LE TAMBOUR MAJOR EN APOTHÉOSE
85 ans de Doudou Ndiaye Rose au Grand Théâtre national
Pour fêter les 85 ans du percussionniste à la renommée internationale Doudou Ndiaye Rose, le hall du Grand Théâtre s’est mué en grand guéw. Il a accueilli jeudi dernier des danseurs et batteurs qui ont permis aux Américaines de se défouler comme des forcenés sur la scène. Cela au grand bonheur du Tambour major et du chef d’orchestre américain Nathan Fuhr.
Il est 20h, les chaises sont bien ordonnées tout au milieu du hall central du Grand Théâtre. Mais elles sont encore vides. Dans un des coins de la salle sont rangés une dizaine de tambours tandis que de l’autre côté sont placées 5 batteries.
C’est ainsi que le Grand Théâtre accueille peu à peu ses invités. Doudou Ndiaye Rose lui, dans un boubou bleu, est occupé à échanger des accolades par-ci, poignées de mains par-là. Ses fils et petits-fils, eux, affûtent leurs tamtam.
Deux gamins se disputent à qui mieux-mieux. Font-ils sans doute partie des petits-fils du maître percussionniste ? Ils se disputent et chacun tambourine comme un chef. Avec la ferveur qu’ils déploient et la lueur qui se lit dans leurs yeux, l’on devine qu’ils aiment ce qu’ils font.
Un tane beer à l’américaine
Après une heure de protocole, le spectacle commence enfin. Debout au milieu, Doudou Ndiaye Rose gratifie ses invités d’un spectacle de haute facture. Il a, comme à l’accoutumée, séduit son public et de surcroît un public américain.
Avec son tam-tam au milieu donnant des ordres, mimant des gestes, les spectateurs observent avec admiration ce vieux qui, malgré le mal de genoux dont il se plaignait juste avant, apparaît au meilleur de sa forme.
«Nous sommes ici jusqu’à 4h du matin», blague-t-il. Une autre façon pour lui de montrer qu’il n’a rien perdu de son talent.
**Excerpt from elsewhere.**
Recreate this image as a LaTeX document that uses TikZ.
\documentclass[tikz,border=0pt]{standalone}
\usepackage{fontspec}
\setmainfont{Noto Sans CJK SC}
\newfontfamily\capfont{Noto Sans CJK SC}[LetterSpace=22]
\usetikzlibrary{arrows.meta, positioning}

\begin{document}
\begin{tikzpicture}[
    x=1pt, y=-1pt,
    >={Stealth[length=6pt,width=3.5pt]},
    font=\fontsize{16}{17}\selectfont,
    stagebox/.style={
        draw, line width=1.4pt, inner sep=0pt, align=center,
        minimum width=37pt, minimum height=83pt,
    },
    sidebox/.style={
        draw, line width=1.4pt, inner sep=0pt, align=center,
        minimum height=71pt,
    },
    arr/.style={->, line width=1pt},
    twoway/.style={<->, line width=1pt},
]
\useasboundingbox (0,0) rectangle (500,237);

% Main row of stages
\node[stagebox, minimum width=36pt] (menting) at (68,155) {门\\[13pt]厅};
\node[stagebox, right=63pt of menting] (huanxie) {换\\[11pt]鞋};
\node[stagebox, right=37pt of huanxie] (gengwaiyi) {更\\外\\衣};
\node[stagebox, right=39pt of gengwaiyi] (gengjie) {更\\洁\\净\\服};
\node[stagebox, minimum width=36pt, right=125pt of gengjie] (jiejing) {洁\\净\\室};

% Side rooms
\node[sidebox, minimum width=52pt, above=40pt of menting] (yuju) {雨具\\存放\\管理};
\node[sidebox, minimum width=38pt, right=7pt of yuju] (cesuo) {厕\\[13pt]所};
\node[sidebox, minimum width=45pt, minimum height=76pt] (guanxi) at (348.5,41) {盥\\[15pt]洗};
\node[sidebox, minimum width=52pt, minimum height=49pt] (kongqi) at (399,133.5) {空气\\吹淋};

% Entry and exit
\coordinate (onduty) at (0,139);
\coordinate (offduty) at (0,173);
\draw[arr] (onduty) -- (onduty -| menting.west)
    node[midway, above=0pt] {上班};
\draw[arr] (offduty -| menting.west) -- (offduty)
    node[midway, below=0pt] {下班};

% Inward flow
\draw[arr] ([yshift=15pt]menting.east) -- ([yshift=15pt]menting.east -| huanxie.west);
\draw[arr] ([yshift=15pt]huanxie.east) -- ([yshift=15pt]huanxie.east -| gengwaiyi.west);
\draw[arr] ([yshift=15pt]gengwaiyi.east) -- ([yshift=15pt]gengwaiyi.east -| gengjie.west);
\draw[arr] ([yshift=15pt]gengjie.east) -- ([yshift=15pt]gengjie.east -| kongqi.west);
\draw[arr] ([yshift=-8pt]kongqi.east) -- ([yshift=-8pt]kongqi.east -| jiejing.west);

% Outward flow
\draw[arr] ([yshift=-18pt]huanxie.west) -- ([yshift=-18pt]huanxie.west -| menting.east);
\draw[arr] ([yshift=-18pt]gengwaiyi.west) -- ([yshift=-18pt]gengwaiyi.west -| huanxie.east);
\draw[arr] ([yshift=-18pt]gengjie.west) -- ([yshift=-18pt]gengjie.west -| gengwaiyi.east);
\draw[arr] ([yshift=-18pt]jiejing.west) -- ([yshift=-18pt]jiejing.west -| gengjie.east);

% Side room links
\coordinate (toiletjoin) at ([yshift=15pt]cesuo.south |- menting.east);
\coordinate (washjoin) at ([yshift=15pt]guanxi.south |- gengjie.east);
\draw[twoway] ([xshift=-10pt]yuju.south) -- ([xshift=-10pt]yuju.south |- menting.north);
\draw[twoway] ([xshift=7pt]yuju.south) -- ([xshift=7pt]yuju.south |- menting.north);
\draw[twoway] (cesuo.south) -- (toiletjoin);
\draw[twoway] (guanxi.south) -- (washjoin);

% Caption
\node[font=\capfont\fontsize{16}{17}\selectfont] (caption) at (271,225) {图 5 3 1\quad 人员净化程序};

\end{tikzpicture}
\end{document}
Tournoyant sur lui-même, courant, sautant, et virevoltant de chaque côté de la scène, Doudou Ndiaye Rose tape fort sur son tambour.
De même, les batteurs américains le suivent sous la houlette de leur maître d’orchestre Nathan Fuhr. Un homme qui s’est parfaitement intégré à la culture sénégalaise. Habillé en tenue traditionnelle bleu blanc, il bat le tam-tam comme un vrai Sénégalais et imite à perfection les gestes de celui qu’il considère comme son marabout. «Yay sama serigne» (Ndlr : tu es mon marabout), dit-il avec un accent américain s’adressant à Doudou Ndiaye Rose.
Cela explique sans doute le pendentif qu’il porte au cou. Une grosse médaille en argent sur lequel est incrusté la figure de son maître : Doudou Ndiaye Coumba Rose. De même, les danseurs ont subjugué le public du Grand Théâtre de par leurs talents.
Du sabar à la japonaise au break dance du groupe Deggi Daaj en passant aux back de Afreekanam, chacun danse et suit avec tact les rythmes des batteurs. Des batteurs que rien n’arrêtent, même pas un bâton fendu en plein spectacle.
Aucune fausse note n’est permise. Ils suivent leurs rythmes tantôt lents, tantôt saccadés ou effrénés. La fureur de la danse émerveille tout le monde, des applaudissements et des sifflements émanent de cette assistance coite.
Une relève déjà prête
Doudou Ndiaye Coumba Rose est parvenu à l’exploit de faire connaître et de porter le nom du Sénégal par-delà ses frontières. Il a en outre réussi à exporter la culture sénégalaise par le biais de son art. Il est connu aujourd’hui à travers le monde. Au Japon par exemple. Les Américains aussi l’adulent. Au seuil de ses 85 ans, il est important pour le vieil homme de bien préparer la relève.
«Elle est déjà faite», promet-il. Son art ne sera jamais perdu parce que, soutient-il, il a foi en ces fils et petits-fils. «Tapha Ndiaye Rose est là. Il jouera à ma place.»
Le vieux se retire pendant un court instant pour se reposer, laissant la place à son Tapha Ndiaye qui, lui aussi, assure comme un chef. Il suit ses pas.